In the US cash market, USDA data show farm prices hovering in the high‑teens USD/cwt range in recent months, indicating that futures at around USD 11–12/cwt still imply reasonable margins when adjusted for milling and logistics. This combination of slightly softer futures and still‑firm farm returns suggests limited pressure for aggressive selling but also little justification for a strong rally in the immediate term.
📊 Key Export Price Signals (FOB, converted to EUR)
FOB offers from India (New Delhi) and Vietnam (Hanoi) updated on April 18, 2026, point to modest week‑on‑week declines for most grades, consistent with a consolidating global market.
| Origin / Type | Location | Latest Price (EUR/kg) | 1‑week Change (EUR/kg) |
|---|---|---|---|
| India – 1121 steam | New Delhi, FOB | 0.77 | -0.02 |
| India – 1509 steam | New Delhi, FOB | 0.72 | -0.02 |
| India – golden sella | New Delhi, FOB | 0.88 | -0.02 |
| Vietnam – long white 5% | Hanoi, FOB | 0.40 | -0.01 |
| Vietnam – Jasmine | Hanoi, FOB | 0.42 | -0.01 |
| Vietnam – Japonica | Hanoi, FOB | 0.51 | -0.01 |
The price path since late March shows a clear but orderly easing: Indian steamed and sella varieties have fallen roughly EUR 0.04–0.05/kg over three weeks, while comparable Vietnamese grades are down about EUR 0.03/kg in the same period. This indicates increased price competition among Asian exporters rather than a demand shock.
🌍 Supply & Demand Drivers
Recent reports point to a broadly comfortable global rice balance in 2025/26, with expectations of an expanding harvest in key Asian producers and stable to slightly softer import demand. Thai exporters note that benchmark 5% broken white rice remains USD 20–30/ton more expensive than Indian and Vietnamese equivalents, constraining Thailand’s competitiveness and pushing incremental demand toward lower‑priced origins.
At the same time, analysis of global trade points to an uptrend in export volumes from Vietnam and India as previous restriction phases ease and logistics normalize, supporting the view of ample exportable supply. With no major new import programs announced in the last few days, the demand side appears cautious, favouring nearby price consolidation rather than further strong gains.
📊 Fundamentals & Policy
On the policy front, India’s export regime remains more structured than in the pre‑2022 period, but recent documentation confirms that exports of non‑basmati and parboiled rice are generally permitted under defined conditions, especially to food‑security‑sensitive destinations. This supports a steady flow of Indian rice to world markets, particularly in medium‑ and lower‑priced segments where India remains highly competitive.

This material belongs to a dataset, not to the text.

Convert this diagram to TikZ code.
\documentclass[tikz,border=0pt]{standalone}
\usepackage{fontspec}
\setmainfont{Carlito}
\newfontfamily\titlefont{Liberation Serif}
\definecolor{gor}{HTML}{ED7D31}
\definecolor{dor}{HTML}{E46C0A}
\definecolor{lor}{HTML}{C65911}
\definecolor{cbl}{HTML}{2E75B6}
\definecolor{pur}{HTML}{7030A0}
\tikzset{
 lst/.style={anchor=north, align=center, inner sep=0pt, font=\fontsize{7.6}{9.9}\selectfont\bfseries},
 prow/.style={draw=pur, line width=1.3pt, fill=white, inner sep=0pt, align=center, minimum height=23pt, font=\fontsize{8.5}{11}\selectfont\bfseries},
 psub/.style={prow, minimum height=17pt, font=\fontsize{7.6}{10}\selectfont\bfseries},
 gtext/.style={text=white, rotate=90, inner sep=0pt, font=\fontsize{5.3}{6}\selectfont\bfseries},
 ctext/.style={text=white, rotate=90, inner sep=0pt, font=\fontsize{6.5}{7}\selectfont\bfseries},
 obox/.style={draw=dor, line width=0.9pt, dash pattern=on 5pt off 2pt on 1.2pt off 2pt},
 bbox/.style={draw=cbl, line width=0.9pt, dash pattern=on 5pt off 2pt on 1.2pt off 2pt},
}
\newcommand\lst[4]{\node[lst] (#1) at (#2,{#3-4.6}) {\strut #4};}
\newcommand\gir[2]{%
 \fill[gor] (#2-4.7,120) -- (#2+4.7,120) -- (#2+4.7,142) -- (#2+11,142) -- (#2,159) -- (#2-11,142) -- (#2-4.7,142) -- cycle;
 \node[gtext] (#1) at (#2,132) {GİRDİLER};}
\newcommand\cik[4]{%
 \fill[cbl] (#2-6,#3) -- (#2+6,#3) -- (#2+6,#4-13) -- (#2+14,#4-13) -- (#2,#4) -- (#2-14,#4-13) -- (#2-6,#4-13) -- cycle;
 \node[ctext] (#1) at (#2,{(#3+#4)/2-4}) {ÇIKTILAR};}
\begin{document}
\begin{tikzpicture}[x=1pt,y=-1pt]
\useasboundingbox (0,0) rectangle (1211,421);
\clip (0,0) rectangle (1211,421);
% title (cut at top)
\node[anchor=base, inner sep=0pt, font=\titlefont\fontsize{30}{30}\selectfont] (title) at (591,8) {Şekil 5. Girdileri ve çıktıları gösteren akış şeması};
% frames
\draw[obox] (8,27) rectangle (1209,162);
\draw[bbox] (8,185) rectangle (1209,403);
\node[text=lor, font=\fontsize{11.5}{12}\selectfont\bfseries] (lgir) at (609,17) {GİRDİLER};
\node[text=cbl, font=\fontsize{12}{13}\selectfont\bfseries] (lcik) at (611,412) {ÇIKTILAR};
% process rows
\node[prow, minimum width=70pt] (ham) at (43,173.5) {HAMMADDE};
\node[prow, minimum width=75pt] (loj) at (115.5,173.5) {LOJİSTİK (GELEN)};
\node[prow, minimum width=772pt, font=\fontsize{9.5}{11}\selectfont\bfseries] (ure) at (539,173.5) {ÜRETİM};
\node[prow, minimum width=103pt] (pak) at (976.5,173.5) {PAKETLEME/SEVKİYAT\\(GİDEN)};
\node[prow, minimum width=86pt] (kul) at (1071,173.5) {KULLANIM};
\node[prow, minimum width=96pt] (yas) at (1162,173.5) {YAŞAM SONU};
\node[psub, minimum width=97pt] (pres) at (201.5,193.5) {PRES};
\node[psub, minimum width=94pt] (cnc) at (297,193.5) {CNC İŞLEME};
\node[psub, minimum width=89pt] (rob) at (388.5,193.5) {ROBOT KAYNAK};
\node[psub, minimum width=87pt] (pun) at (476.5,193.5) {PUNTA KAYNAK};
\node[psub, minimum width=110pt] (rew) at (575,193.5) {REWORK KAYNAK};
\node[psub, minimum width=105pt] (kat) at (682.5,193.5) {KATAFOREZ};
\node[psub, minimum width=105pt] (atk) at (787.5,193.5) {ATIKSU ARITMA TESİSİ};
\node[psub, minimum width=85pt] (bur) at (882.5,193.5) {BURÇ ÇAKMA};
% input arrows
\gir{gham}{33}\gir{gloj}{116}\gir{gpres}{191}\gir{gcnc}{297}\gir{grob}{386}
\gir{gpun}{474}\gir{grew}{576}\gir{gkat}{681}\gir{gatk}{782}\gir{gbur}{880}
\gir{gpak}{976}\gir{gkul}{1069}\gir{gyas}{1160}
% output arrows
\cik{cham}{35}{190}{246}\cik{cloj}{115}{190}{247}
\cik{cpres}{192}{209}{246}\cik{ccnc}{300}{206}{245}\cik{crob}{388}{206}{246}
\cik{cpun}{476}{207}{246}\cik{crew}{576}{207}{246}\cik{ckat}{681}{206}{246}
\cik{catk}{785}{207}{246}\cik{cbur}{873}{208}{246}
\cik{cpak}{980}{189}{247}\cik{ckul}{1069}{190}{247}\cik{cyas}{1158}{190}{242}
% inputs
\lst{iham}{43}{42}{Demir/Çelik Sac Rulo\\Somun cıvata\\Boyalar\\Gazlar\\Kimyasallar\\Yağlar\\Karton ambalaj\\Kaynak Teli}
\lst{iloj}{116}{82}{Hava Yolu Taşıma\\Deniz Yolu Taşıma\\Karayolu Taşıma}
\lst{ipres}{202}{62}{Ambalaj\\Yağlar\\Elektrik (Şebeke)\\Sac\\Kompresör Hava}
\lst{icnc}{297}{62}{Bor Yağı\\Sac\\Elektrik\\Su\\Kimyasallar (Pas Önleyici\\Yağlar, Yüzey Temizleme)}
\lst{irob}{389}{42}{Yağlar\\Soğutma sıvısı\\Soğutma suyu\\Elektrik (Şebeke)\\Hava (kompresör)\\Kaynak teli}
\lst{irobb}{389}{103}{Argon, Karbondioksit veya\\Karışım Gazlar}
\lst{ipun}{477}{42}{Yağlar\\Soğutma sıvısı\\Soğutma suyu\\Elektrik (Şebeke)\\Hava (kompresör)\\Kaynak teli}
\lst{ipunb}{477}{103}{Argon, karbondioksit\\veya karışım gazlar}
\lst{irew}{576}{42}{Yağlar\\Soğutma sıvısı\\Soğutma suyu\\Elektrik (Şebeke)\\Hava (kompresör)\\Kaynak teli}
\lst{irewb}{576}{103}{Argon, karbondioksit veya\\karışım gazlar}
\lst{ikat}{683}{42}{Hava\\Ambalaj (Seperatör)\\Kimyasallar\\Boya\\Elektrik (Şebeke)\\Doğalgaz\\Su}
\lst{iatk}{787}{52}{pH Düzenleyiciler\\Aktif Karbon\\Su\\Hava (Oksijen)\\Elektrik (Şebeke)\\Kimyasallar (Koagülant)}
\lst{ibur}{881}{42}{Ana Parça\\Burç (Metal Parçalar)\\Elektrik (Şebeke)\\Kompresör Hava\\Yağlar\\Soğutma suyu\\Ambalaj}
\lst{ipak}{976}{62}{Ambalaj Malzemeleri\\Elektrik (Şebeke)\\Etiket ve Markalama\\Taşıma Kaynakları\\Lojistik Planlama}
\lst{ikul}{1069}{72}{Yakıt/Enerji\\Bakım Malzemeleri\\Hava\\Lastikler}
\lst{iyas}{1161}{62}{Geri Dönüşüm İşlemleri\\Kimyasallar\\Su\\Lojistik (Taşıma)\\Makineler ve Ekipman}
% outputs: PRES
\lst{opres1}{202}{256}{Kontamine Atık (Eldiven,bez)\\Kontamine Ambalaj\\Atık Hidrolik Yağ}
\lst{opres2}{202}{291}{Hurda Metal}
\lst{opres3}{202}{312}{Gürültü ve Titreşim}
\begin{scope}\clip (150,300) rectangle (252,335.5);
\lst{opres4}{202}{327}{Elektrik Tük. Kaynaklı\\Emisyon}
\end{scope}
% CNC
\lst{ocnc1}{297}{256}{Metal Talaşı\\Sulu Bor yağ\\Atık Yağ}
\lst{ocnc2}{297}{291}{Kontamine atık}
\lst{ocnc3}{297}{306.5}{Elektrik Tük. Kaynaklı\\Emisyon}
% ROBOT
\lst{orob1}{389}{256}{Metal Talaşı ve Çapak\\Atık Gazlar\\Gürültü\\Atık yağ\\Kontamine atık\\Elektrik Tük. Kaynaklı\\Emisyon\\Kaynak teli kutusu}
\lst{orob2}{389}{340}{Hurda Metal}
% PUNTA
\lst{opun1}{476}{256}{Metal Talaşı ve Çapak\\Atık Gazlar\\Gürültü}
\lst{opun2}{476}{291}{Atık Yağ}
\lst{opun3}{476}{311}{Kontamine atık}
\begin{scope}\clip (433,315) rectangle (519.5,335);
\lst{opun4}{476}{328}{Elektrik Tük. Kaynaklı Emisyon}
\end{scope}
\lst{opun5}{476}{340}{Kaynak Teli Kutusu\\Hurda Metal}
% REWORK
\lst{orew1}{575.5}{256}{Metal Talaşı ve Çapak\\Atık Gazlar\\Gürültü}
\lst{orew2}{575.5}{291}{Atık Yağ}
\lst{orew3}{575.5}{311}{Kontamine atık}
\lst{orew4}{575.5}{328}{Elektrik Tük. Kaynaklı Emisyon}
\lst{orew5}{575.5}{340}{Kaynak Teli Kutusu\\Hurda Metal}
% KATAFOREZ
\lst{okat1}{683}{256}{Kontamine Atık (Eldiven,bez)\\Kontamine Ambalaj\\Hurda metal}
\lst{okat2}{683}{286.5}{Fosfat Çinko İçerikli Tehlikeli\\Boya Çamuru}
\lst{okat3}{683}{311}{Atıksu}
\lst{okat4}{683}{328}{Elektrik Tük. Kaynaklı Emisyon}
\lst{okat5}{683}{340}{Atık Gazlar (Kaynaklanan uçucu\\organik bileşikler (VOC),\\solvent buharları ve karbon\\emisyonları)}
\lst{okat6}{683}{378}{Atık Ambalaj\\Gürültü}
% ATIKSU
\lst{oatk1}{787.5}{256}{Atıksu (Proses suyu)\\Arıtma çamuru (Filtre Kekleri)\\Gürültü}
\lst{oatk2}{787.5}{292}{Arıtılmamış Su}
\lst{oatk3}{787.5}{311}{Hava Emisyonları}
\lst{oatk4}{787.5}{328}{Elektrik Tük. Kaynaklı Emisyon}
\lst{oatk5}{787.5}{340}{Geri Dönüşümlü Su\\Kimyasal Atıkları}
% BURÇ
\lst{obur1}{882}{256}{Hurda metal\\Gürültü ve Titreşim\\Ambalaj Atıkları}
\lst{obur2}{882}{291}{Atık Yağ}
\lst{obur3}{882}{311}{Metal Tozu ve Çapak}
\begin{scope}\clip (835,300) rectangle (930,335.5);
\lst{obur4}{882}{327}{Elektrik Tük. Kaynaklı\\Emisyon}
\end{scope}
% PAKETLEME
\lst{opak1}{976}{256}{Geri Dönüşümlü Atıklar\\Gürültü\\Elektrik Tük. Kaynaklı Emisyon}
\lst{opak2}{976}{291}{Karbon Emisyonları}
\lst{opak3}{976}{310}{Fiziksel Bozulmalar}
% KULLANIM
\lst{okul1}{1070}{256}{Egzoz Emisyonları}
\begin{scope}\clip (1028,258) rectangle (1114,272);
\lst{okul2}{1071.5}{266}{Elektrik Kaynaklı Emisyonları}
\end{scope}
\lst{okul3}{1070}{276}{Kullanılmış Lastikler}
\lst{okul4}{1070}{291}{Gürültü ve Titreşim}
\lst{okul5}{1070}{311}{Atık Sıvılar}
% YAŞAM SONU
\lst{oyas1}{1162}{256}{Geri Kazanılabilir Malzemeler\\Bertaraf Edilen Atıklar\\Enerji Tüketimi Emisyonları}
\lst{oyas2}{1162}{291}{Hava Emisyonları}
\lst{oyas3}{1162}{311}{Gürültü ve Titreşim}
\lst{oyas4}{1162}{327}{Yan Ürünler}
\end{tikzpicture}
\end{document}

Regional commentary over the past month suggests that Asian 5% broken prices are in a consolidation phase after previous volatility, with recent quotations for India, Vietnam and Thailand moving in a tight range and showing only limited week‑to‑week changes. Together with the slight softening in the New Delhi and Hanoi FOB indications, this reinforces the impression of a market that is well supplied but not under acute downward pressure.
🌦 Weather Outlook (Key Growing Regions)
Weather risk is currently muted for the global rice balance. Forecasts for major Asian producers do not indicate any immediate, large‑scale disruptions over the next few days, and there are no fresh reports of severe events specifically threatening core rice belts since mid‑April. Seasonal outlooks for the upcoming monsoon and typhoon seasons will become more critical in the coming weeks, but for now they have not triggered a significant weather‑premium in prices.
📆 Short‑Term Market Outlook
- Near‑dated CBOT contracts: bias mildly downward to sideways, with May and July 2026 likely to track within a relatively narrow range as long as export prices and fundamentals stay stable.
- Asian FOB markets: further small‑step easing is possible if competition between India, Vietnam and Thailand intensifies, but sharp declines appear unlikely without a demand shock.
- Spreads: the existing contango from May 2026 into early 2027 should persist, reflecting storage costs and moderate risk premia for later crop outcomes.
🧭 Trading Recommendations
- Importers: Use the current softening in Indian and Vietnamese FOB offers to extend coverage modestly for Q3 2026, but avoid over‑buying given the stable global balance and potential for further incremental price easing.
- Exporters: Maintain price discipline but be prepared for tactical discounts on higher‑priced grades (e.g. basmati, premium fragrant) to defend market share against lower‑cost competitors.
- Hedgers: Consider light short hedges in nearby CBOT contracts against physical long positions, using the gentle contango to roll exposure if weather or policy risks rise later in the year.
📍 3‑Day Directional Price Indication (EUR)
- CBOT rough rice (front month, EUR equivalent): Slight downside bias; expect minor fluctuations but no strong breakout.
- India FOB New Delhi (steamed & sella): Stable to slightly weaker; scope for EUR 0.01–0.02/kg additional softening if buying remains slow.
- Vietnam FOB Hanoi (5% white & fragrant): Mostly sideways, with a mild downward skew in standard grades; premiums for specialty types (Jasmine, Japonica) expected to hold.